Cryptotriton monzoni
- Conservation status: Critically Endangered (IUCN 3.1)

Scientific classification
- Kingdom: Animalia
- Phylum: Chordata
- Class: Amphibia
- Order: Urodela
- Family: Plethodontidae
- Genus: Cryptotriton
- Species: C. monzoni
- Binomial name: Cryptotriton monzoni (Campbell and Smith, 1998)
- Synonyms: Nototriton monzoni Campbell and Smith, 1998;

= Cryptotriton monzoni =

- Authority: (Campbell and Smith, 1998)
- Conservation status: CR
- Synonyms: Nototriton monzoni Campbell and Smith, 1998

Species of amphibian

Cryptotriton monzoni is a species of salamander in the family Plethodontidae. It is endemic to Guatemala and is known only from near its type locality, Cerro del Mono, near La Unión, Zacapa Department. The specific name monzoni honors José Monzón, a Guatemalan entomologist who assisted the authors with their fieldwork. The common name Monzon's hidden salamander has been proposed for this species.

==Description==
The holotype, an adult female, measures 22 mm (0.87 in) in snout–vent length and has a tail length of 23 mm (0.91 in). The snout is broadly rounded, and the eyes are protuberant. The head is slightly wider than the neck. The parotoid glands are underdeveloped, and the limbs are relatively long. Both the fingers and toes are moderately webbed and have subdigital pads. The dorsum is brown with bluish flecks, and the iris is copper. The iris is copper.

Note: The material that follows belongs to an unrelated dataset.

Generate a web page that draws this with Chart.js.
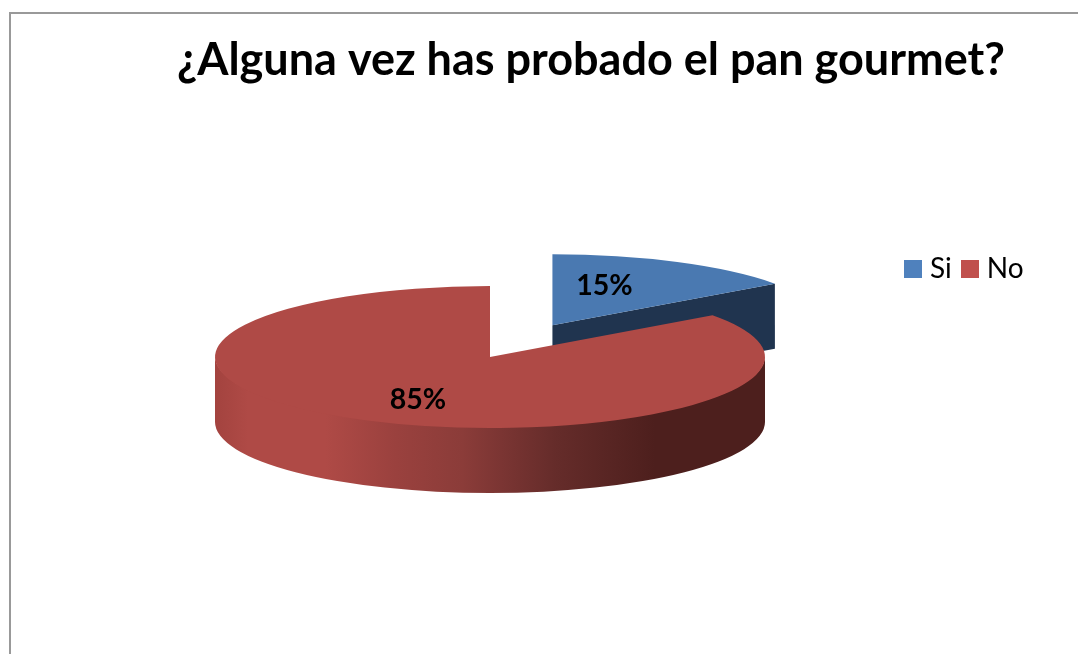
<!DOCTYPE html>
<html><head><meta charset="utf-8">
<style>html,body{margin:0;padding:0;background:#fff;overflow:hidden}canvas{display:block}</style>
<script src="https://cdn.jsdelivr.net/npm/chart.js@4"></script>
</head><body><canvas id="c" width="1078" height="654"></canvas>
<script>
const titleText = '¿Alguna vez has probado el pan gourmet?';
const categories = ['Si', 'No'];
const values = [15, 85];
const topColors = ['#4A79B1', '#AF4A46'];
const faceColors = ['#20344F', '#4D1F1D'];
const legendColors = ['#4F81BD', '#C0504D'];

// view of the tilted pie
const view = {cx: 490, cy: 357, rx: 275, ry: 71, depth: 65, explode: [0.5, 0]};
const labelFrac = [[0.416, 0.63], [0.577, 0.68]];

function swatch(color) {
  const s = document.createElement('canvas');
  s.width = 18; s.height = 18;
  const g = s.getContext('2d');
  g.fillStyle = color; g.fillRect(0, 0, 18, 18);
  return s;
}
const swatches = legendColors.map(swatch);

function centre(arc, R) {
  return {x: view.cx + (arc.x - pie.base.x) * view.rx / R, y: view.cy + (arc.y - pie.base.y) * view.ry / R};
}
const pie = {base: null};

const pie3d = {
  id: 'pie3d',
  beforeDraw(chart) {
    const c = chart.ctx;
    c.save();
    c.fillStyle = '#fff'; c.fillRect(0, 0, chart.width, chart.height);
    c.strokeStyle = '#999'; c.lineWidth = 2;
    c.beginPath(); c.moveTo(10, chart.height); c.lineTo(10, 13); c.lineTo(chart.width, 13); c.stroke();
    c.restore();
  },
  afterLayout(chart) {
    const t = chart.titleBlock; t.left = 104; t.right = chart.width;
    const l = chart.legend; const h = l.bottom - l.top;
    l.left = 895; l.right = chart.width + 200; l.top = 240; l.bottom = l.top + h + 10;
  },
  beforeDatasetsDraw(chart) {
    const c = chart.ctx, arcs = chart.getDatasetMeta(0).data;
    const base = arcs[arcs.length - 1];
    pie.base = {x: base.x, y: base.y};
    const R = base.outerRadius;
    arcs.forEach((a, i) => {
      const mid = (a.startAngle + a.endAngle) / 2;
      a.x = pie.base.x + Math.cos(mid) * view.explode[i] * R;
      a.y = pie.base.y + Math.sin(mid) * view.explode[i] * R;
    });
    const grad = c.createLinearGradient(view.cx - view.rx, 0, view.cx + view.rx, 0);
    [[0,'#A3433F'],[0.06,'#AF4A46'],[0.2,'#AF4A46'],[0.33,'#9A413E'],[0.45,'#8B3C39'],[0.52,'#7B3533'],[0.62,'#652C2A'],[0.8,'#4D1F1D'],[1,'#4D1F1D']]
      .forEach(s => grad.addColorStop(s[0], s[1]));
    arcs.forEach((a, i) => {
      const o = centre(a, R), d = view.depth;
      // visible straight cut faces
      const faces = [];
      if (Math.cos(a.startAngle) < -1e-6) faces.push(a.startAngle);
      if (Math.cos(a.endAngle) > 1e-6) faces.push(a.endAngle);
      c.fillStyle = faceColors[i];
      faces.forEach(t => {
        const ex = o.x + view.rx * Math.cos(t), ey = o.y + view.ry * Math.sin(t);
        c.beginPath(); c.moveTo(o.x, o.y); c.lineTo(ex, ey); c.lineTo(ex, ey + d); c.lineTo(o.x, o.y + d);
        c.closePath(); c.fill();
      });
      // visible rim (front half of the ellipse)
      const from = Math.max(a.startAngle, 0), to = Math.min(a.endAngle, Math.PI);
      if (to > from) {
        c.fillStyle = i === 1 ? grad : faceColors[i];
        c.beginPath();
        c.ellipse(o.x, o.y - 1, view.rx, view.ry, 0, from, to);
        c.ellipse(o.x, o.y + d, view.rx, view.ry, 0, to, from, true);
        c.closePath(); c.fill();
      }
    });
    c.save();
    c.translate(view.cx, view.cy);
    c.scale(view.rx / R, view.ry / R);
    c.translate(-pie.base.x, -pie.base.y);
  },
  afterDatasetsDraw(chart) {
    const c = chart.ctx, arcs = chart.getDatasetMeta(0).data;
    c.restore();
    const R = arcs[arcs.length - 1].outerRadius;
    const total = values.reduce((p, v) => p + v, 0);
    c.save();
    c.font = 'bold 28.5px Lato';
    c.fillStyle = '#000'; c.textAlign = 'center'; c.textBaseline = 'middle';
    arcs.forEach((a, i) => {
      const o = centre(a, R), mid = (a.startAngle + a.endAngle) / 2;
      c.fillText(Math.round(values[i] / total * 100) + '%',
        o.x + Math.cos(mid) * view.rx * labelFrac[i][0],
        o.y + Math.sin(mid) * view.ry * labelFrac[i][1]);
    });
    c.restore();
  }
};

new Chart(document.getElementById('c'), {
  type: 'pie',
  data: {labels: categories, datasets: [{data: values, backgroundColor: topColors, borderWidth: 0, clip: false}]},
  options: {
    responsive: false, animation: false,
    events: [],
    plugins: {
      tooltip: {enabled: false},
      title: {display: true, text: titleText, color: '#000', align: 'center',
        font: {family: 'Lato', size: 45, weight: 'bold'}, padding: {top: 33, bottom: 10}},
      legend: {display: true, position: 'top', align: 'start',
        labels: {
          usePointStyle: true, pointStyleWidth: 6, padding: 15, color: '#000',
          font: {family: 'Lato', size: 28},
          generateLabels: () => categories.map((t, i) => ({text: t, pointStyle: swatches[i], fillStyle: legendColors[i], strokeStyle: legendColors[i], lineWidth: 0, index: i, hidden: false}))
        }}
    }
  },
  plugins: [pie3d]
});
</script></body></html>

==Habitat and conservation==
The type locality of Cryptotriton monzoni is a cloud forest 1570 m above sea level. The holotype was found in a bromeliad about three metres above the forest floor.

Cryptotriton monzoni is apparently a rare species. Its threatened by habitat loss caused by logging and agricultural encroachment. Chytridiomycosis might also be a threat (a specimen of Bolitoglossa conanti was infected at the type locality).